The RevolutionEvaluator is a little different, as it uses an additional indirect function to evaluate a profile which is swept around a line to form the surface. It is easiest to imagine this as the cylinder again, but with each ring in the cylinder given it's own radius. The radius value comes from the profile function.

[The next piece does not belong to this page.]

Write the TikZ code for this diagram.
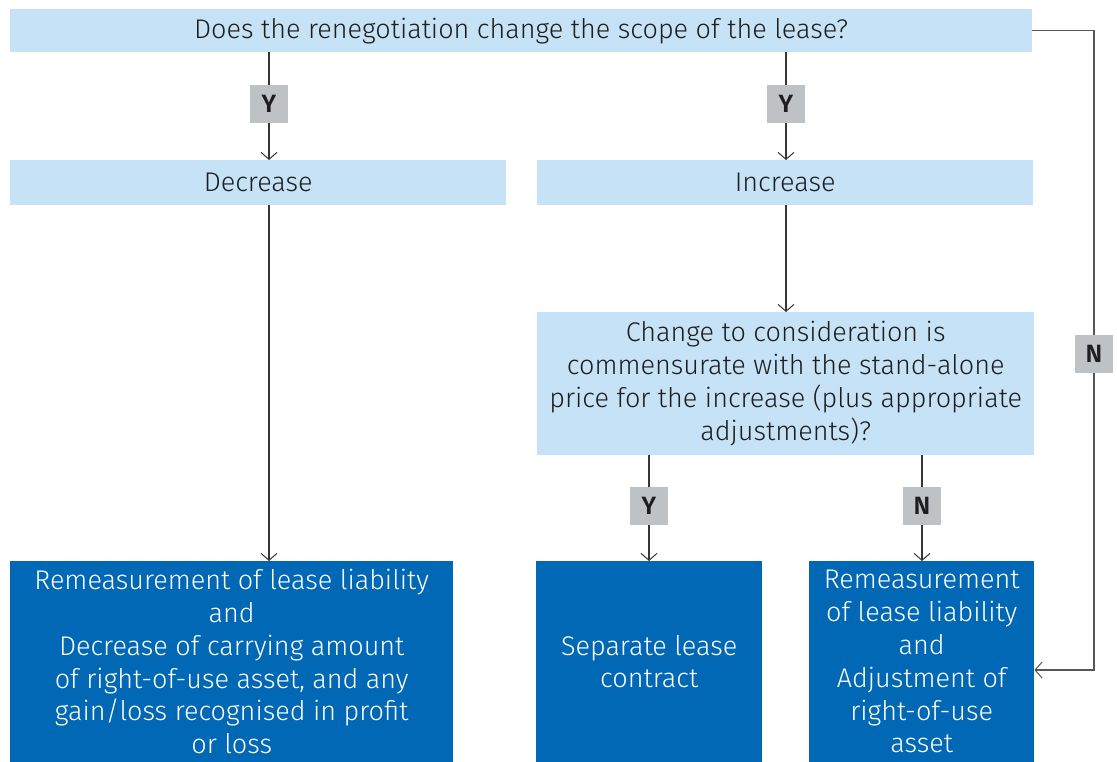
\documentclass[tikz,border=0pt]{standalone}
\usepackage{fontspec}
\setmainfont{Fira Sans}[UprightFont={* Light},BoldFont={* SemiBold}]
\usetikzlibrary{arrows.meta}
\definecolor{lblue}{RGB}{198,226,246}
\definecolor{dblue}{RGB}{0,104,180}
\definecolor{lgray}{RGB}{190,194,197}
\definecolor{ink}{RGB}{30,30,30}
\tikzset{
  box/.style={rectangle, inner sep=0pt, anchor=north west, align=center,
    font=\fontsize{27}{32.8}\selectfont},
  lbox/.style={box, fill=lblue, text=ink},
  dbox/.style={box, fill=dblue, text=white},
  lab/.style={rectangle, fill=lgray, inner sep=0pt, minimum width=38pt, minimum height=38pt,
    font=\fontsize{25}{28}\selectfont\bfseries, text=ink},
  arr/.style={draw=ink!90, line width=1.1pt, -{Straight Barb[length=7pt,width=16pt,line width=1pt]}},
}
\begin{document}
\begin{tikzpicture}[x=1pt,y=-1pt]
\useasboundingbox (0,0) rectangle (1117,762);
\node[lbox, minimum width=1022pt, minimum height=43pt] (top) at (10,9) {Does the renegotiation change the scope of the lease?};
\node[lbox, minimum width=496pt, minimum height=45pt] (dec) at (10,160) {Decrease};
\node[lbox, minimum width=496pt, minimum height=45pt] (inc) at (537,160) {Increase};
\node[lbox, minimum width=497pt, minimum height=143pt] (q2) at (537,312) {Change to consideration is\\commensurate with the stand-alone\\price for the increase (plus appropriate\\adjustments)?};
\node[dbox, minimum width=443pt, minimum height=201pt] (r1) at (10,561) {Remeasurement of lease liability\\and\\Decrease of carrying amount\\of right-of-use asset, and any\\gain/loss recognised in profit\\or loss};
\node[dbox, minimum width=226pt, minimum height=201pt] (r2) at (536,561) {Separate lease\\contract};
\node[dbox, minimum width=225pt, minimum height=201pt] (r3) at (809,561) {Remeasurement\\of lease liability\\and\\Adjustment of\\right-of-use\\asset};
\coordinate (c1) at (269,0);
\coordinate (c2) at (786,0);
\coordinate (c3) at (649,0);
\coordinate (c4) at (922,0);
\coordinate (nx) at (1094,0);
\coordinate (ny) at (0,670);
\draw[arr] (top.south -| c1) -- node[lab, pos=0.48] (y1) {Y} (dec.north -| c1);
\draw[arr] (top.south -| c2) -- node[lab, pos=0.48] (y2) {Y} (inc.north -| c2);
\draw[arr] (dec.south -| c1) -- (r1.north -| c1);
\draw[arr] (inc.south -| c2) -- (q2.north -| c2);
\draw[arr] (q2.south -| c3) -- node[lab, pos=0.48] (y3) {Y} (r2.north -| c3);
\draw[arr] (q2.south -| c4) -- node[lab, pos=0.48] (n1) {N} (r3.north -| c4);
\draw[arr, draw=ink!75] (top.east) -- (top.east -| nx) -- node[lab, pos=0.505] (n2) {N} (nx |- ny) -- (r3.east |- ny);
\end{tikzpicture}
\end{document}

struct RevolutionEvaluator
{
typedef Real (*ProfileFunc)(Real);
Real t0, t1;
ProfileFunc profile;
void operator()(Vec3& pos, const Vec2& coord) const
{
assert(profile != NULL);
const Real phi = coord.x * Real(M_PI) * Real(2.0);
pos.x = cos( phi ) * profile( coord.y );
pos.y = sin( phi ) * profile( coord.y );
pos.z = lerp( t0, t1, coord.y );
}
RevolutionEvaluator(): t0(Real(-1.0)), t1(Real(+1.0)), profile(NULL) { }
};

The PerlinDisplacer works very simply, so it's code is not shown here. Given a frequency and amplitude, it calls a function perlin2D with the coordinate parameters multiplied by the frequency, and the returned value multiplied by the amplitude. The code I wrote to create the Perlin noise function is shown below. There are two arrays used, gradients[] and permutations[]. The first is an array of random unit-length 2D vectors, and the second is a randomly shuffled array of all integers in [0, 127]. The quintic spline is used to create a smoother output, and reduces certain artefacts which appear when differentiating the output. See http://mrl.nyu.edu/~perlin/paper445.pdf - Ken Perlin, Improving Noise. Note that when I was working on this project, I did not use all of the suggestions made in this paper. This does not mean that I disagree with them - I'd like to incorporate them in the future. There are also other opportunities to improve this function, as many values are needlessly recomputed.

// interpolant
static inline Real spline(Real t)
{
#if PERLIN_USE_QUINTIC
// quintic
const Real t2 = t * t, t3 = t2 * t, t4 = t2 * t2, t5 = t3 * t2;
return Real(6.0) * t5 - Real(15.0) * t4 + Real(10.0) * t3;
#else
// cubic
return Real(3.0) * t * t - Real(2.0) * t * t * t;
#endif
}
static Real perlin2D(const Vec2& coord)
{
const int x = int(coord.x), y = int(coord.y);
// pick a pseudo-random gradient for each corner
const Vec2 &grad0 = gradients[((x+0) & PERLIN_PERM_MASK) + permutations[(y+0) & PERLIN_PERM_MASK]];
const Vec2 &grad1 = gradients[((x+1) & PERLIN_PERM_MASK) + permutations[(y+0) & PERLIN_PERM_MASK]];
const Vec2 &grad2 = gradients[((x+0) & PERLIN_PERM_MASK) + permutations[(y+1) & PERLIN_PERM_MASK]];
const Vec2 &grad3 = gradients[((x+1) & PERLIN_PERM_MASK) + permutations[(y+1) & PERLIN_PERM_MASK]];
// calc dot products for those gradients
const float d0 = grad0.dot( coord - Vec2(Real(x+0), Real(y+0)));
const float d1 = grad1.dot( coord - Vec2(Real(x+1), Real(y+0)));
const float d2 = grad2.dot( coord - Vec2(Real(x+0), Real(y+1)));
const float d3 = grad3.dot( coord - Vec2(Real(x+1), Real(y+1)));
const float u = spline(coord.x - Real(x)), v = spline(coord.y - Real(y));
// blend weighted contributions
return (d0*(Real(1.0)-u) + d1*u)*(Real(1.0)-v) + (d2*(Real(1.0)-u) + d3*u)*v;
}

Here is the code I wrote to produce the lighting for each point on a surface. The position attribute of the ShadePoint is in viewspace, so it is the vector from the viewpoint to the point being shaded. This means it is equivalent to the direction of a ray cast from the viewpoint through the pixel projected by the shaded point, and can be reflected for the purpose of producing a specular highlight (as is done here).

struct PhongShader
{
Real spec_exponent, spec_intensity;
Vec3 light_pos, col_diff, col_spec;
Vec3 operator()(const ShadePoint& sp) const
{
const Vec3 l = normalize(light_pos - sp.pos),
r = normalize(reflect(sp.pos, sp.norm));
return col_spec * pow(saturate(r.dot(l)), spec_exponent) * spec_intensity +
col_diff * saturate(sp.norm.dot(l));
}
};

Separate colours can be set for the diffuse reflection and specular highlight. There is no distance attenuation.